**Job**: Counting only lines that hold "picture", give the total and nothing more.

**Supplied information**:
"""

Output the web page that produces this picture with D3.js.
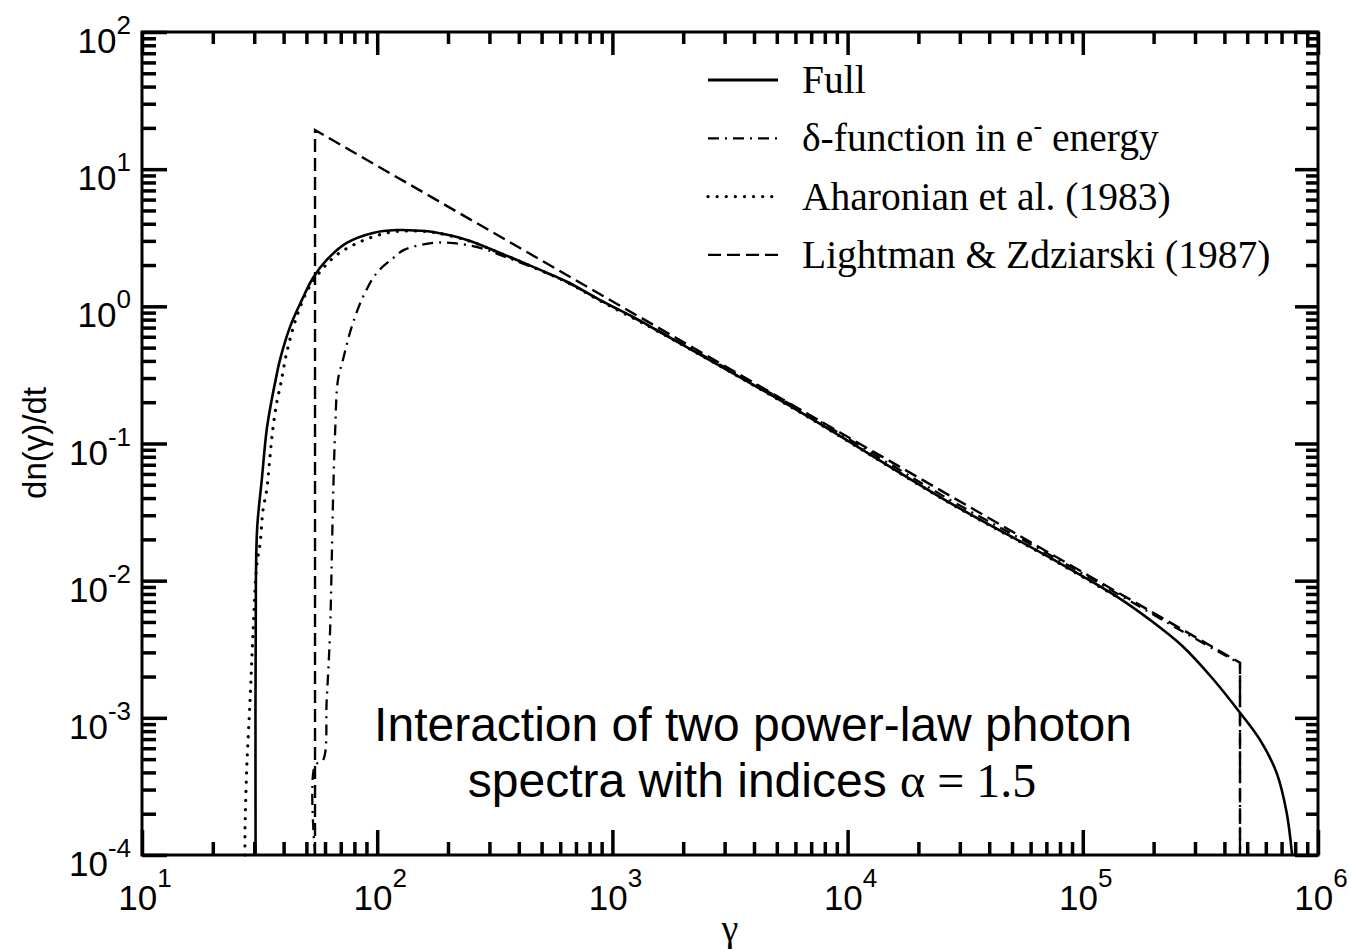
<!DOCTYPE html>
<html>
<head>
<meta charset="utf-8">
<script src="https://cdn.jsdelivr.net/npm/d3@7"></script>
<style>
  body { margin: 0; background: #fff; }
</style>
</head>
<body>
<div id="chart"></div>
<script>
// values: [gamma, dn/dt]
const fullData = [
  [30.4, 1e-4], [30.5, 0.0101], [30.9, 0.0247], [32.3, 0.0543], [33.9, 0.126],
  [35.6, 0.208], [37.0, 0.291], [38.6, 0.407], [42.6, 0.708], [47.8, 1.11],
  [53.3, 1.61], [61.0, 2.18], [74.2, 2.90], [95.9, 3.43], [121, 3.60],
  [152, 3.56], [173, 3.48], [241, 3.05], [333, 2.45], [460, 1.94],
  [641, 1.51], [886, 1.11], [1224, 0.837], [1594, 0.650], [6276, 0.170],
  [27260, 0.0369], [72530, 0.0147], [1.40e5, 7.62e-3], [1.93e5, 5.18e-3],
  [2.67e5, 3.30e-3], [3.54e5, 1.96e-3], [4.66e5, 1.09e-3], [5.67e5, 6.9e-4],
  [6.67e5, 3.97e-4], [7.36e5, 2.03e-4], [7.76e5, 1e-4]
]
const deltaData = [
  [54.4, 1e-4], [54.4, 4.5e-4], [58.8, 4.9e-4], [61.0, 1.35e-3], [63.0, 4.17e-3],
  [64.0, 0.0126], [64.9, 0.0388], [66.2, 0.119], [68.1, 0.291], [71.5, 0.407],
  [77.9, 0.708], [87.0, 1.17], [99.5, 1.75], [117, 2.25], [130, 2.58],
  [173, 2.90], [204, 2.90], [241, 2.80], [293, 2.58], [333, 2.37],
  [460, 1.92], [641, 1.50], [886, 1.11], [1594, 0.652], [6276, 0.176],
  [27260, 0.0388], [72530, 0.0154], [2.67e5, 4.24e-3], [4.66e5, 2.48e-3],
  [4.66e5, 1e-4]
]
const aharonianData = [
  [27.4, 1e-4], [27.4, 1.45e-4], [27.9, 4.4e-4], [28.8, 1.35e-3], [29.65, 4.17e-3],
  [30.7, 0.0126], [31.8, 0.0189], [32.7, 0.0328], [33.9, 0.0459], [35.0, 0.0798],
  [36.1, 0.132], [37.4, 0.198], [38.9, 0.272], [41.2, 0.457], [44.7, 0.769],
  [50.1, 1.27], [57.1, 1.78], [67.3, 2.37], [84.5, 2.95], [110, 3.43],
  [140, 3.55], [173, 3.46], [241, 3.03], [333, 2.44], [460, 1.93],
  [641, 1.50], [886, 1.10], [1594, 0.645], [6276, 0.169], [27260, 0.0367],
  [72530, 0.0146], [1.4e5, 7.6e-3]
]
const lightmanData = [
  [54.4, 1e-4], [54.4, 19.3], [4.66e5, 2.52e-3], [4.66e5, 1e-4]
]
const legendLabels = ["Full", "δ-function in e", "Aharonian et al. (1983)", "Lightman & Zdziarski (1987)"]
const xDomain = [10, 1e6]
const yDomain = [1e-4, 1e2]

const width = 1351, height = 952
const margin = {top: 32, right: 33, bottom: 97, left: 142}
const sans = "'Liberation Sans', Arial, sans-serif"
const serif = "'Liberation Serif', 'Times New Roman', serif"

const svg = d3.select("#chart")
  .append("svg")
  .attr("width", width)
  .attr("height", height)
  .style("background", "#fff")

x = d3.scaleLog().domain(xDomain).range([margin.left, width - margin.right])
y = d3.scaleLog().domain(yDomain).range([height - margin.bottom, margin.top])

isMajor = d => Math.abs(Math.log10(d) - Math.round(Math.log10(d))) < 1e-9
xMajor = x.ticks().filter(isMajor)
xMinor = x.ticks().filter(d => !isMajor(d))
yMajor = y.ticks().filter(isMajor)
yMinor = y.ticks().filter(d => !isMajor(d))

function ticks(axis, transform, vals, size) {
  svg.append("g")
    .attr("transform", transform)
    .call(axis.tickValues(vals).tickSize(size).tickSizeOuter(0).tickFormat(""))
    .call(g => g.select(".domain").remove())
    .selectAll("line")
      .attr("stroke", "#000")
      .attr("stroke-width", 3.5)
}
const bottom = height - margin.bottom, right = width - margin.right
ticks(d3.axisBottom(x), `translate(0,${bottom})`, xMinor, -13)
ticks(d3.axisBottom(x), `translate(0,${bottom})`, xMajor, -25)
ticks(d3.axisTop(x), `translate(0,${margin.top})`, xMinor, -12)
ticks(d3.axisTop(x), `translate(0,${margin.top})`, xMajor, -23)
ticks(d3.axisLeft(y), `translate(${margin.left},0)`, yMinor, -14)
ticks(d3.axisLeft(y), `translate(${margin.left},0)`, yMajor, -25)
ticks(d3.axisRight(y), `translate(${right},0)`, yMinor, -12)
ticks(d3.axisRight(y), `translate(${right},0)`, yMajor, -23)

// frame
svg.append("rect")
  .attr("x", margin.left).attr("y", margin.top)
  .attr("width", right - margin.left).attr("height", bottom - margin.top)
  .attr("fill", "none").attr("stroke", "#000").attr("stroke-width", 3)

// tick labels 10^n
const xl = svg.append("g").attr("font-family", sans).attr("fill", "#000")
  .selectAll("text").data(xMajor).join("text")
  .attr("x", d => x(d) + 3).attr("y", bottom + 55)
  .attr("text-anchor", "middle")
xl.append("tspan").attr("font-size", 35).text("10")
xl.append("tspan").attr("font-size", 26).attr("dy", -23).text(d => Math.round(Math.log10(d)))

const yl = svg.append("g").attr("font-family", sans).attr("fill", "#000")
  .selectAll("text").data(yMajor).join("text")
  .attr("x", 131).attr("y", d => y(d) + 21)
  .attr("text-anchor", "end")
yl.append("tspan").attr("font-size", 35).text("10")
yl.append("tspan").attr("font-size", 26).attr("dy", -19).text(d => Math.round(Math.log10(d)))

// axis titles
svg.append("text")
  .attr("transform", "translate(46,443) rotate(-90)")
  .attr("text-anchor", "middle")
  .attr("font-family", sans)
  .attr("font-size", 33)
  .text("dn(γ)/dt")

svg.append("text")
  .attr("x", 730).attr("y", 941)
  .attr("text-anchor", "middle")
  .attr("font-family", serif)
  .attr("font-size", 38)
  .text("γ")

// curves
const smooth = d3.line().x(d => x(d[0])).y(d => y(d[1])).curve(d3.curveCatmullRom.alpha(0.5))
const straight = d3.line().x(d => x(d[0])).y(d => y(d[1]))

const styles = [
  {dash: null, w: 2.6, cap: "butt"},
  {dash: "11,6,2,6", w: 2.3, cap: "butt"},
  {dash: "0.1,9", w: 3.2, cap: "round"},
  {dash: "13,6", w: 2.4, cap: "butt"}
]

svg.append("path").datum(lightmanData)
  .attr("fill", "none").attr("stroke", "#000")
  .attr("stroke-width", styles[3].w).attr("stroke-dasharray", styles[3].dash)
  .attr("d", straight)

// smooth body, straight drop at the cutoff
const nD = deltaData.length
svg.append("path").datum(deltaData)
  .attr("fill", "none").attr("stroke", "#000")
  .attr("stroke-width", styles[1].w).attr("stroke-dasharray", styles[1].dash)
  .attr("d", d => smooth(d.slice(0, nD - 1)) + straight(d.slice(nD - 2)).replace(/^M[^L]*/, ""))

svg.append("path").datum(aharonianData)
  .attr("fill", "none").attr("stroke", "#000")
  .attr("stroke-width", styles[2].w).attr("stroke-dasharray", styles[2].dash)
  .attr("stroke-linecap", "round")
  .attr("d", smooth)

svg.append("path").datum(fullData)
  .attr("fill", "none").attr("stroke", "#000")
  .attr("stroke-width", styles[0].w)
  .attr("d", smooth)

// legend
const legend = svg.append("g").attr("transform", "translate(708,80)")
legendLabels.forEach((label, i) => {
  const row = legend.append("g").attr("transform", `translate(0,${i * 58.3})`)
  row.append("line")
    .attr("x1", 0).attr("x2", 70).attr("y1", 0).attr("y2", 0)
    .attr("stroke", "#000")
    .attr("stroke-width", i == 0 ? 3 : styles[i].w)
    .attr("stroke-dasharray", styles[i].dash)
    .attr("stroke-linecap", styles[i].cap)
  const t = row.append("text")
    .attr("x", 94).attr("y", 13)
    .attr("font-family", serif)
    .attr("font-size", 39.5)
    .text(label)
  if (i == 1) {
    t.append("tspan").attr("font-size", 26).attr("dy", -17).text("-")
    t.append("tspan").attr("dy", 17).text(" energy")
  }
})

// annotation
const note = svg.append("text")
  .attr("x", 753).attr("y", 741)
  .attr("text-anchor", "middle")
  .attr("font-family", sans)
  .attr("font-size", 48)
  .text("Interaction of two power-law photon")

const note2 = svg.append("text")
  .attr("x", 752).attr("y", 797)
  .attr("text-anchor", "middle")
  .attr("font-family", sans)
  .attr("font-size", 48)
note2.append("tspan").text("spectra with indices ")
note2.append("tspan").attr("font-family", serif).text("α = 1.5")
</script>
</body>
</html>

"""

**Expected output**: 1